I only want to spend enough to get a quality laptop capable of Uni work while letting me have my guilty pleasure of being able to still play games.
I would go for a prebuilt by a larger company normally, like Toshiba, but I went shopping today and was disappointed by what I saw, and in the past my family have always had terrible luck with such laptops, particularly HP laptops, which I don't think we've had a single one that hasn't had it's battery and charger input break within a year.
And I think I might steer away from Gigabyte laptops. They look really nice and certainly powerful. But the one you shared was quite a price, and you linked it on Amazon.
I assume that Gigabyte isn't an online supplier, generally speaking. And If possible I'd prefer to buy from the company.
And the nearest shop selling to me is about 3 counties away.
But you do have a point, the pentium will likely bottleneck that GPU. I think you'll have to shoot for a more balanced configuration, Dooble. If there is an option to get a 4-core i5 or similar, with a lower-end GPU then I'd go for that instead.
Unfortunately I can't change the GPU on PCSpecialist for this particular laptop, so unless it's possible to get a better one and install it later (which I'm wary about because I know next to nothing for building/modifying desktops, and less for laptops. Plus I wouldn't really want to pay for the GPU that's in this laptop and then buy a new one on top of that).
Would it be a better match (albeit not necessarily perfect) if I were to replace the CPU with an
Intel Core i5 Dual Core Mobile Processor i5-4210m (2.60GHz) 3MB?

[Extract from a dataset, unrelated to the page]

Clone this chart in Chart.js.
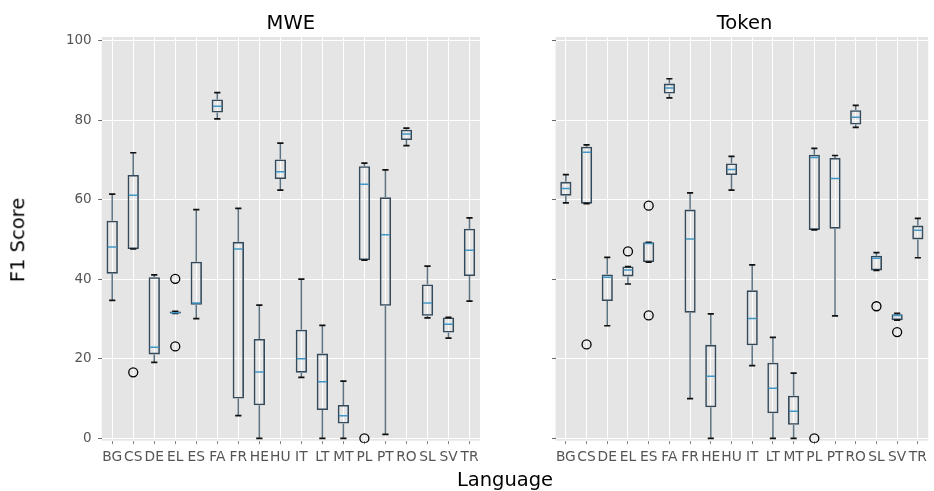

That's an increase of £76, from £603 (3560M 2MB) to £679.
Would that bridge the gap between CPU and GPU by a decent amount, or no?
Remembering that I don't need it as a gaming powerhouse, but as an investment into university for the next 3-4 years, is it worth it to go with this, or look for an entirely different build?
Another question, to perhaps mean I need less help, is there any way in which you can accurately compare CPUs and GPUs with other ones and each other?
I don't really know what traits to look out for in each product to know what is good and what will work with each other.
There any guides for getting to know this? The CPUs and the GPUs are my least-favourite part in buying and upgrading PCs, as I normally have no idea how one CPU compares to another.
And I hadn't even considered that the GPU in this build would be too much for the CPU.